**Direction**
Locate, in the data below, the line that contains "Give me the Chart.js source for this chart." and the line that contains "const toPoints = vals"; reproduce exactly those two lines and every line between them, nothing more.

[Source code of charts]
START

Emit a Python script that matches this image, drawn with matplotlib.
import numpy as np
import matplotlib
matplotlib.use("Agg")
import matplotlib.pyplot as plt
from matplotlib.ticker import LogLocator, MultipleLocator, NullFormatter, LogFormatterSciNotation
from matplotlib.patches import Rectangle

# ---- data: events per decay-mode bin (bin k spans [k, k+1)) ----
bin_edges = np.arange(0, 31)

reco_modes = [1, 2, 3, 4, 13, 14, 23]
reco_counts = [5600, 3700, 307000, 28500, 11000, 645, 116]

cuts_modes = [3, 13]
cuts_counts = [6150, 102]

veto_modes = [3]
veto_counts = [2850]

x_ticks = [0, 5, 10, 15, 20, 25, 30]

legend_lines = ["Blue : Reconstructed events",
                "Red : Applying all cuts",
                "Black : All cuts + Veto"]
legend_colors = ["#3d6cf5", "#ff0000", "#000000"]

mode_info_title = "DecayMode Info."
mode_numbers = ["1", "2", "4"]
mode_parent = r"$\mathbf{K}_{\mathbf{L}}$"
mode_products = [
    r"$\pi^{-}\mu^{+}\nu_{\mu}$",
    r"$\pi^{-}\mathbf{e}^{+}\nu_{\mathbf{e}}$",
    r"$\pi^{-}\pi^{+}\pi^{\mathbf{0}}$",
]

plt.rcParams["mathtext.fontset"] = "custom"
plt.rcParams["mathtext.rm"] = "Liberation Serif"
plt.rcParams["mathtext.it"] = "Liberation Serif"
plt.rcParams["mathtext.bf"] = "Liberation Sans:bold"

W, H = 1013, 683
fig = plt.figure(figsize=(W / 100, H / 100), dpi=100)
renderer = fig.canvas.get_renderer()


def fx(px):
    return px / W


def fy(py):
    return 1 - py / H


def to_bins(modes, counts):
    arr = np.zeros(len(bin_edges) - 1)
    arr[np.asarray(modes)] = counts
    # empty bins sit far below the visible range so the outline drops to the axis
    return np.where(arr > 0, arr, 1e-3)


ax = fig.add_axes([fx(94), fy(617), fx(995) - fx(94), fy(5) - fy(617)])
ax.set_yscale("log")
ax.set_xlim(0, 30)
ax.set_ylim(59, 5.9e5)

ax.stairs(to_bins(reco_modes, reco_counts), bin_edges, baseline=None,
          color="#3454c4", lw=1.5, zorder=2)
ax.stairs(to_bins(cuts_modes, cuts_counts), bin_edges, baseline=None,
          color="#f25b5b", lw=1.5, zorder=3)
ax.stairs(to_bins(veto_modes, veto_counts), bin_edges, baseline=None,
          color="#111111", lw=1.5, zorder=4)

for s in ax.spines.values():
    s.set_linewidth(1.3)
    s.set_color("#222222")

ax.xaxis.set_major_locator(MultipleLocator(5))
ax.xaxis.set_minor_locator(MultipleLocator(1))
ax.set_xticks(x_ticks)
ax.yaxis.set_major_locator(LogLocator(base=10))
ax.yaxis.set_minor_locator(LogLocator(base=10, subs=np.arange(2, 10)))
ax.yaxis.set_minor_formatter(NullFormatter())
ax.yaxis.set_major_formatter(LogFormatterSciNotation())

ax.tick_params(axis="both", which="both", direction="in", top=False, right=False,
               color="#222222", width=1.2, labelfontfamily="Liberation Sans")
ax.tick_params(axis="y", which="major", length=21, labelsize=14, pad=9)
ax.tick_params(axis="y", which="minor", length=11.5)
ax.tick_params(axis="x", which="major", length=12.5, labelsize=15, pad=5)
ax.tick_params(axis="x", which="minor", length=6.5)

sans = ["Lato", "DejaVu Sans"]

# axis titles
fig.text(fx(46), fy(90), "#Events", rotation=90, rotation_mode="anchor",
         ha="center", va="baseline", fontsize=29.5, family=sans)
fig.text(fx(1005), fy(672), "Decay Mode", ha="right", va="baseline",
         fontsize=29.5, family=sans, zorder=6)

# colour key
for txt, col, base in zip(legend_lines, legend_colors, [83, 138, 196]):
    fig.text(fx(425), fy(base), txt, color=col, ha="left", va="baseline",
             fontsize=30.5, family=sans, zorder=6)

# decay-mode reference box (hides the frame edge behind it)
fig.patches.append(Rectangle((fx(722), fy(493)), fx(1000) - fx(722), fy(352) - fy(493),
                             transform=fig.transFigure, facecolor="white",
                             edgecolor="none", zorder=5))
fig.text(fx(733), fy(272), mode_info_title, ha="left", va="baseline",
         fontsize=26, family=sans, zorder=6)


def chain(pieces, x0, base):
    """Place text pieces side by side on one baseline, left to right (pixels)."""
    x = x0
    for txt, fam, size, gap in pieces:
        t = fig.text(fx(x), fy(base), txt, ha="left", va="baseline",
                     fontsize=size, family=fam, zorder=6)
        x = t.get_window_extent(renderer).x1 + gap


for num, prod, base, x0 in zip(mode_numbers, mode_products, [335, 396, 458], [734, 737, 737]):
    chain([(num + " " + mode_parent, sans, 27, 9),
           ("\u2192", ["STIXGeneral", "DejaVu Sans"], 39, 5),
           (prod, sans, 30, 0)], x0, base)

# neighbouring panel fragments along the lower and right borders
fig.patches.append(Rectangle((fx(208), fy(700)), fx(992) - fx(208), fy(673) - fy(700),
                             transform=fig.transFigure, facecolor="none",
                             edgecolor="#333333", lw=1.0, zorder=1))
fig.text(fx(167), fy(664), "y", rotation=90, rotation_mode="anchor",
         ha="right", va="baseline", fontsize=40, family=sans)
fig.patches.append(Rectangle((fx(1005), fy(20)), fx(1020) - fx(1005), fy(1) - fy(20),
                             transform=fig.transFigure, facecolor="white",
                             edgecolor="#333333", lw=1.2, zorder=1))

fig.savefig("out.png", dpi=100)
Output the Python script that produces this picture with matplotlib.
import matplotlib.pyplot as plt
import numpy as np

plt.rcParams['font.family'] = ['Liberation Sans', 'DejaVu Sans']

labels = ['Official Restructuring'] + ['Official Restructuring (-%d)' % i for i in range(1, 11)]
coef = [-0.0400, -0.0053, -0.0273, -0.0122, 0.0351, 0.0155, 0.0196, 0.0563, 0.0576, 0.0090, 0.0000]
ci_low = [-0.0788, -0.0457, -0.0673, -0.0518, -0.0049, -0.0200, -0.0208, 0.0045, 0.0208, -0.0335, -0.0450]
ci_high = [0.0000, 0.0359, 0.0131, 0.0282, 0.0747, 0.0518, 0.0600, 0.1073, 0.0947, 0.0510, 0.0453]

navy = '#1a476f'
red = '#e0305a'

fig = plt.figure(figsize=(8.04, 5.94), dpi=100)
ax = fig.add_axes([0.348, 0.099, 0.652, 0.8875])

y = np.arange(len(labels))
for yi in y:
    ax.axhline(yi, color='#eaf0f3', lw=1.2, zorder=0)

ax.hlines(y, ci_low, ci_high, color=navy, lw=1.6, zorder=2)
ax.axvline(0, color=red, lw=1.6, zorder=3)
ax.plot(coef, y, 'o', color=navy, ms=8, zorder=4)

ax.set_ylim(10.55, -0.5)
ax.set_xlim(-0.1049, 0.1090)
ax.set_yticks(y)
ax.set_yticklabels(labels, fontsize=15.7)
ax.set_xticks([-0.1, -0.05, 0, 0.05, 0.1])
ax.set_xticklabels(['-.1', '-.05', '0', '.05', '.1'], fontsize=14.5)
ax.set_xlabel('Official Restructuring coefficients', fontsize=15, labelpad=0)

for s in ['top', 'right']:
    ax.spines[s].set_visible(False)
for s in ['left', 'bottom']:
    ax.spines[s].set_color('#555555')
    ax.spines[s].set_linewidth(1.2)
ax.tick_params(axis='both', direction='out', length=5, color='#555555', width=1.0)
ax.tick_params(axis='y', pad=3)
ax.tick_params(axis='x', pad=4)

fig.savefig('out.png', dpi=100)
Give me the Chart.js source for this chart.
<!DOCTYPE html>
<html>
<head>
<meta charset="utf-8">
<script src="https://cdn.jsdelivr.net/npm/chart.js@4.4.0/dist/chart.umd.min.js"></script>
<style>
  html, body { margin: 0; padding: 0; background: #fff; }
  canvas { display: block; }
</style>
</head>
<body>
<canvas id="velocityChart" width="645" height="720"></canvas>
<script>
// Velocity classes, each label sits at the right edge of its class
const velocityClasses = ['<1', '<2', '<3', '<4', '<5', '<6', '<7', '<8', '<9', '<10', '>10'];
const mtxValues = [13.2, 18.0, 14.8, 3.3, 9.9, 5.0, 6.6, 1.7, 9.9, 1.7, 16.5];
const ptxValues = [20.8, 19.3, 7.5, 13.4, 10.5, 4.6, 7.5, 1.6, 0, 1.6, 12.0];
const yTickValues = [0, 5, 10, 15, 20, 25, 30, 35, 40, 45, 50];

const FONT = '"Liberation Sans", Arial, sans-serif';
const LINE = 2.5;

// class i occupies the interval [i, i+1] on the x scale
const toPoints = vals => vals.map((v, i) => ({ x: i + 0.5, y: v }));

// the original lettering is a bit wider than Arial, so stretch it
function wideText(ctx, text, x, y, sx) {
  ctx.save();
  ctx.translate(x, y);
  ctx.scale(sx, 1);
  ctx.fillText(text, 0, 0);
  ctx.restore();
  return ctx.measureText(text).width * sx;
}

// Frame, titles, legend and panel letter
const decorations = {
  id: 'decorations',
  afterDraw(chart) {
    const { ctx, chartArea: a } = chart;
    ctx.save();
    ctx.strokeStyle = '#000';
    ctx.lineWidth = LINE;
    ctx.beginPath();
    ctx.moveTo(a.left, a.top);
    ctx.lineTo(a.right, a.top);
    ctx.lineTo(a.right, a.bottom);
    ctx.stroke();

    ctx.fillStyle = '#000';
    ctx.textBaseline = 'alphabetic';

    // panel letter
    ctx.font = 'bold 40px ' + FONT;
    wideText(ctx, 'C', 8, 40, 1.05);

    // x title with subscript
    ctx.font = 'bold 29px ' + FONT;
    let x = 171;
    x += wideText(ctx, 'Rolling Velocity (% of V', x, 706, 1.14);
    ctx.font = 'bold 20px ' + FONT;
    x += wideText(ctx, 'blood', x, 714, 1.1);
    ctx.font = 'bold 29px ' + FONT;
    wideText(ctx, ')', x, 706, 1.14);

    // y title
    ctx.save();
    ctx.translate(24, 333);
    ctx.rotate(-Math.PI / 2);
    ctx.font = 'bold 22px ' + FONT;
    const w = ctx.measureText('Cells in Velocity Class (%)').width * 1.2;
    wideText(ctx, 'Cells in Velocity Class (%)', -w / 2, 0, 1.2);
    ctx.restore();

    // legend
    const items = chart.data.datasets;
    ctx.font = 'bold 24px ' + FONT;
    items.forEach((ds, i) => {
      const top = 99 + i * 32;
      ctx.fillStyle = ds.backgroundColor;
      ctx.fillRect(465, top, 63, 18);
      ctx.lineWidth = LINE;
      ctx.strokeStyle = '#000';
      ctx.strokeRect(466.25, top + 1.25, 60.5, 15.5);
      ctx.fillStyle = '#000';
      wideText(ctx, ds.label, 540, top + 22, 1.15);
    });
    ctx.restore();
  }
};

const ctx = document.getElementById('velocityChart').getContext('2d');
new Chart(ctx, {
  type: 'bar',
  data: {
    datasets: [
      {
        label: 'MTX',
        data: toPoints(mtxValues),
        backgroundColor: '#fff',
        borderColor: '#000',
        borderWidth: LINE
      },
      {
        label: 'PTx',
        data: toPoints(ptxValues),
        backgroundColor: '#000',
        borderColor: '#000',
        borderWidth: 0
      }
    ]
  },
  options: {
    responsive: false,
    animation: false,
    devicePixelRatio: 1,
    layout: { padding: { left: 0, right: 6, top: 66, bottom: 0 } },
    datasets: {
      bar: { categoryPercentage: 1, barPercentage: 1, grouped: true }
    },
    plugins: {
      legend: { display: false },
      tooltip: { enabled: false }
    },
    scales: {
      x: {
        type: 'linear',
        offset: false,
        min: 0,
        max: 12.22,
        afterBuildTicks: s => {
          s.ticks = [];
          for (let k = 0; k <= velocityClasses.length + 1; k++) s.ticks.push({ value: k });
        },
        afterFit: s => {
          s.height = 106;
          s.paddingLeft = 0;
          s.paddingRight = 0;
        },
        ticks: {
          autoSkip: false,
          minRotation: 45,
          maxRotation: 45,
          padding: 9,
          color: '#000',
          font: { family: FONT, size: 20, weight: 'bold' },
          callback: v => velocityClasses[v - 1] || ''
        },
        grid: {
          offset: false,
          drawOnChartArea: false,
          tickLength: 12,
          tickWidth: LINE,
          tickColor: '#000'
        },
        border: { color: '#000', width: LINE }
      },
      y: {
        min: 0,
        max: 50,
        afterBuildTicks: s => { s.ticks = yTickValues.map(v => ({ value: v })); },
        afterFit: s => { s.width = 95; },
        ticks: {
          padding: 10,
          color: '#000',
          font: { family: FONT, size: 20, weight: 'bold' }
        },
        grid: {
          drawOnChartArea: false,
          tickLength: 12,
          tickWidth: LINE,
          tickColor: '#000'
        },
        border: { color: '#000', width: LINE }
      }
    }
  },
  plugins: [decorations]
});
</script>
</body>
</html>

END

**Exercise solution**
Give me the Chart.js source for this chart.
<!DOCTYPE html>
<html>
<head>
<meta charset="utf-8">
<script src="https://cdn.jsdelivr.net/npm/chart.js@4.4.0/dist/chart.umd.min.js"></script>
<style>
  html, body { margin: 0; padding: 0; background: #fff; }
  canvas { display: block; }
</style>
</head>
<body>
<canvas id="velocityChart" width="645" height="720"></canvas>
<script>
// Velocity classes, each label sits at the right edge of its class
const velocityClasses = ['<1', '<2', '<3', '<4', '<5', '<6', '<7', '<8', '<9', '<10', '>10'];
const mtxValues = [13.2, 18.0, 14.8, 3.3, 9.9, 5.0, 6.6, 1.7, 9.9, 1.7, 16.5];
const ptxValues = [20.8, 19.3, 7.5, 13.4, 10.5, 4.6, 7.5, 1.6, 0, 1.6, 12.0];
const yTickValues = [0, 5, 10, 15, 20, 25, 30, 35, 40, 45, 50];

const FONT = '"Liberation Sans", Arial, sans-serif';
const LINE = 2.5;

// class i occupies the interval [i, i+1] on the x scale
const toPoints = vals => vals.map((v, i) => ({ x: i + 0.5, y: v }));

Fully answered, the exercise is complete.